И клонится головы ниже,

Как маятник, ходит луна.

Так вот - над погибшим Парижем

Такая теперь тишина.

В этих стихах поражает не только точность изображения того, чего Ахматова не видела, но и прозрение. Часто теперь я вижу ушедшую эпоху, «труп на весенней реке». Я ее знаю и не ошибусь; а для внуков она не то призрак, не то снесенный причал или перевернутая лодка.

Вернусь к моей жизни в те дни; под немцами я прожил сорок дней - все в той же комнатушке для дипкурьеров. Нами ведал один из сотрудников посольства. Он помог нам выбраться в Москву; я назову его вымышленным именем - Львов. Кроме него в посольстве оставалось еще человек пятнадцать. Когда немцы входили в Париж, некоторые из сотрудников стояли у ворот, махали руками. Их можно попять: наши газеты тогда называли французов «поджигателями войн», «империалистами», сообщали о преследовании коммунистов во Франции; а о том, чьи головы продолжали отсекать топором в фашистской Германии, газеты не писали. За обедом я услышал восхищенные отзывы о «союзниках» и решил больше в столовую не ходить; мы покупали в лавке колбасу или консервы, иногда обедали в ресторане, убедившись, что там нет немцев. Как-то раз я зашел в магазин, чтобы купить литр вина; хозяин мне сказал: «Возьмите старое бургундское, я его вам продам как разливное - лучше, чтобы вы его выпили, чем немцы». После нашего отъезда, наверно, обо мне говорили как о пьянице - в комнате дипкурьеров осталось полсотни пустых бутылок с патетическими этикетками

Иногда вечером приходил Львов, рассказывал, как он послал Абетцу икру, как с ним приветливо разговаривали и Абетц, и комендант Парижа. Львов делал свое дело, но меня от его рассказов подташнивало.

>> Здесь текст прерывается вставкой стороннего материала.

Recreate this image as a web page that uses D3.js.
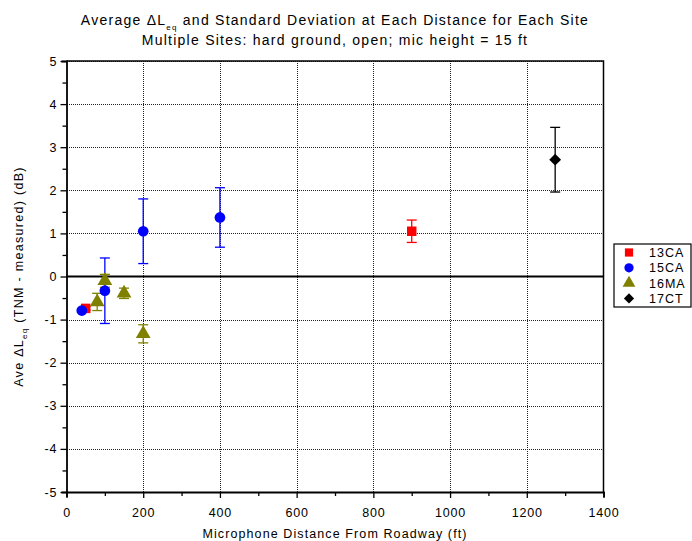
<!DOCTYPE html>
<html>
<head>
<meta charset="utf-8">
<script src="https://cdn.jsdelivr.net/npm/d3@7"></script>
<style>
  body { margin: 0; background: #fff; }
  svg { font-family: "Liberation Sans", Arial, sans-serif; }
</style>
</head>
<body>
<div id="chart"></div>
<script>
// Average delta Leq by distance, one series per site

const siteNames = ["13CA", "15CA", "16MA", "17CT"];
const siteColors = ["#ff0000", "#0000ff", "#808000", "#000000"];
const siteShapes = [d3.symbolSquare, d3.symbolCircle, d3.symbolTriangle, d3.symbolSquare];
const siteRotate = [0, 0, 0, 45];

const dist13CA = [50, 900];
const mean13CA = [-0.74, 1.05];
const sd13CA = [0.04, 0.26];

const dist15CA = [40, 100, 200, 400];
const mean15CA = [-0.79, -0.33, 1.05, 1.37];
const sd15CA = [0.03, 0.76, 0.75, 0.69];

const dist16MA = [80, 100, 150, 200];
const mean16MA = [-0.59, -0.10, -0.39, -1.33];
const sd16MA = [0.20, 0.15, 0.12, 0.21];

const dist17CT = [1274];
const mean17CT = [2.71];
const sd17CT = [0.75];

const xTicks = [0, 200, 400, 600, 800, 1000, 1200, 1400];
const yTicks = [-5, -4, -3, -2, -1, 0, 1, 2, 3, 4, 5];

const series = [
  { dist: dist13CA, mean: mean13CA, sd: sd13CA },
  { dist: dist15CA, mean: mean15CA, sd: sd15CA },
  { dist: dist16MA, mean: mean16MA, sd: sd16MA },
  { dist: dist17CT, mean: mean17CT, sd: sd17CT }
].map((s, i) => ({
  name: siteNames[i],
  color: siteColors[i],
  shape: siteShapes[i],
  rot: siteRotate[i],
  points: s.dist.map((d, j) => ({ x: d, y: s.mean[j], e: s.sd[j] }))
}));

const width = 692, height = 541;
const margin = { left: 66.5, right: 88.5, top: 61, bottom: 49 };
const font = "Liberation Sans, Arial, sans-serif";

const svg = d3.select("#chart").append("svg")
  .attr("width", width)
  .attr("height", height);

const x = d3.scaleLinear().domain([0, 1400]).range([margin.left, width - margin.right]);
const y = d3.scaleLinear().domain([-5, 5]).range([height - margin.bottom, margin.top]);
const crisp = v => Math.round(v) + 0.5;

function markerSize(s, legend) {
  const base = s.shape === d3.symbolTriangle ? 95 : s.rot ? 70 : 90;
  return legend ? base * 0.75 : base;
}

// grid
const grid = svg.append("g")
  .attr("stroke", "#222")
  .attr("stroke-width", 1)
  .attr("stroke-dasharray", "1,1")
  .attr("shape-rendering", "crispEdges");
grid.selectAll("line.v")
  .data(xTicks.slice(1, -1))
  .join("line")
  .attr("class", "v")
  .attr("x1", d => crisp(x(d))).attr("x2", d => crisp(x(d)))
  .attr("y1", y(-5)).attr("y2", y(5));
grid.selectAll("line.h")
  .data(yTicks.filter(d => d !== 0 && d !== -5))
  .join("line")
  .attr("class", "h")
  .attr("x1", x(0)).attr("x2", x(1400))
  .attr("y1", d => crisp(y(d))).attr("y2", d => crisp(y(d)));

// zero line
svg.append("line")
  .attr("x1", x(0)).attr("x2", x(1400))
  .attr("y1", y(0)).attr("y2", y(0))
  .attr("stroke", "#000")
  .attr("stroke-width", 1.8);

// frame top and right
svg.append("path")
  .attr("d", `M${x(0)},${y(5)}H${x(1400)}V${y(-5)}`)
  .attr("fill", "none")
  .attr("stroke", "#000")
  .attr("stroke-width", 1.5);

// axes
const xAxis = svg.append("g")
  .attr("transform", `translate(0,${y(-5)})`)
  .call(d3.axisBottom(x).tickValues(d3.range(0, 1401, 100)).tickSize(5).tickFormat(d => xTicks.includes(d) ? d : ""));
const yAxis = svg.append("g")
  .attr("transform", `translate(${x(0)},0)`)
  .call(d3.axisLeft(y).tickValues(d3.range(-5, 5.01, 0.5)).tickSize(5).tickFormat(d => Number.isInteger(d) ? d : ""));

[xAxis, yAxis].forEach(a => {
  a.select(".domain").attr("stroke-width", 1.8);
  a.selectAll(".tick line").attr("stroke-width", 1.3);
  a.selectAll("text").attr("font-size", 12.5).attr("fill", "#000")
    .attr("font-family", font).attr("letter-spacing", 0.8);
});
xAxis.selectAll(".tick text").attr("dy", "1.35em");
yAxis.selectAll(".tick text").attr("dx", "-0.1em");
xAxis.selectAll(".tick line").attr("y2", d => xTicks.includes(d) ? 6 : 4);
yAxis.selectAll(".tick line").attr("x2", d => Number.isInteger(d) ? -6 : -4);

// error bars and markers
const capW = 5;
series.forEach(s => {
  const g = svg.append("g");
  const eb = g.selectAll("g.eb").data(s.points).join("g")
    .attr("stroke", s.color).attr("stroke-width", 1.3);
  eb.append("line")
    .attr("x1", d => x(d.x)).attr("x2", d => x(d.x))
    .attr("y1", d => y(d.y - d.e)).attr("y2", d => y(d.y + d.e));
  eb.append("line")
    .attr("x1", d => x(d.x) - capW).attr("x2", d => x(d.x) + capW)
    .attr("y1", d => y(d.y + d.e)).attr("y2", d => y(d.y + d.e));
  eb.append("line")
    .attr("x1", d => x(d.x) - capW).attr("x2", d => x(d.x) + capW)
    .attr("y1", d => y(d.y - d.e)).attr("y2", d => y(d.y - d.e));
});
series.forEach(s => {
  svg.append("g").selectAll("path").data(s.points).join("path")
    .attr("d", d3.symbol().type(s.shape).size(markerSize(s, false)))
    .attr("transform", d => `translate(${x(d.x)},${y(d.y)}) rotate(${s.rot})`)
    .attr("fill", s.color);
});

// titles
const title = svg.append("g").attr("text-anchor", "middle").attr("font-size", 14)
  .attr("fill", "#000").attr("letter-spacing", 1.25);
const t1 = title.append("text").attr("x", 335).attr("y", 25);
t1.append("tspan").text("Average \u0394L");
t1.append("tspan").text("eq").attr("font-size", 8).attr("dy", 5);
t1.append("tspan").text(" and Standard Deviation at Each Distance for Each Site").attr("dy", -5);
title.append("text").attr("x", 335).attr("y", 45)
  .text("Multiple Sites: hard ground, open; mic height = 15 ft");

svg.append("text")
  .attr("x", x(700)).attr("y", 538)
  .attr("text-anchor", "middle")
  .attr("font-size", 12.5)
  .attr("letter-spacing", 1.1)
  .text("Microphone Distance From Roadway (ft)");

const yl = svg.append("text")
  .attr("transform", `translate(23,${y(0)}) rotate(-90)`)
  .attr("text-anchor", "middle")
  .attr("font-size", 12.5)
  .attr("letter-spacing", 1.3);
yl.append("tspan").text("Ave \u0394L");
yl.append("tspan").text("eq").attr("font-size", 8).attr("dy", 4);
yl.append("tspan").text(" (TNM - measured) (dB)").attr("dy", -4);

// legend
const legend = svg.append("g").attr("transform", "translate(614,244)");
legend.append("rect")
  .attr("width", 77).attr("height", 63)
  .attr("fill", "#fff").attr("stroke", "#000").attr("stroke-width", 1.2);
const item = legend.selectAll("g.item").data(series).join("g")
  .attr("transform", (d, i) => `translate(0,${8.5 + i * 15.3})`);
item.append("path")
  .attr("d", d => d3.symbol().type(d.shape).size(markerSize(d, true))())
  .attr("transform", d => `translate(15,0) rotate(${d.rot})`)
  .attr("fill", d => d.color);
item.append("text")
  .attr("x", 35).attr("y", 4.5)
  .attr("font-size", 12.5)
  .attr("letter-spacing", 1)
  .text(d => d.name);
</script>
</body>
</html>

Львов сказал мне, что должен проехать в «свободную зону», в город Брив, и предложил его сопровождать - он плохо говорил по-французски. Путь был таким: Жиен, Невер, Мулен, Клермон-Ферран, Руая, Бурбуль, Брив, Лимож, Орлеан. Я многое повидал: и развалины Жиена, и разбитый бомбами Орлеан, и кондитерскую в Руая, где «весь Париж» поглотал пирожные, охал, ахал и благословлял маршала. На берегах Луары еще валялись расплющенные машины, солдатские шлемы, игрушки. Военнопленные хоронили убитых беженцев. Люди ночевали в парижских автобусах «Бастилия - Мадлен».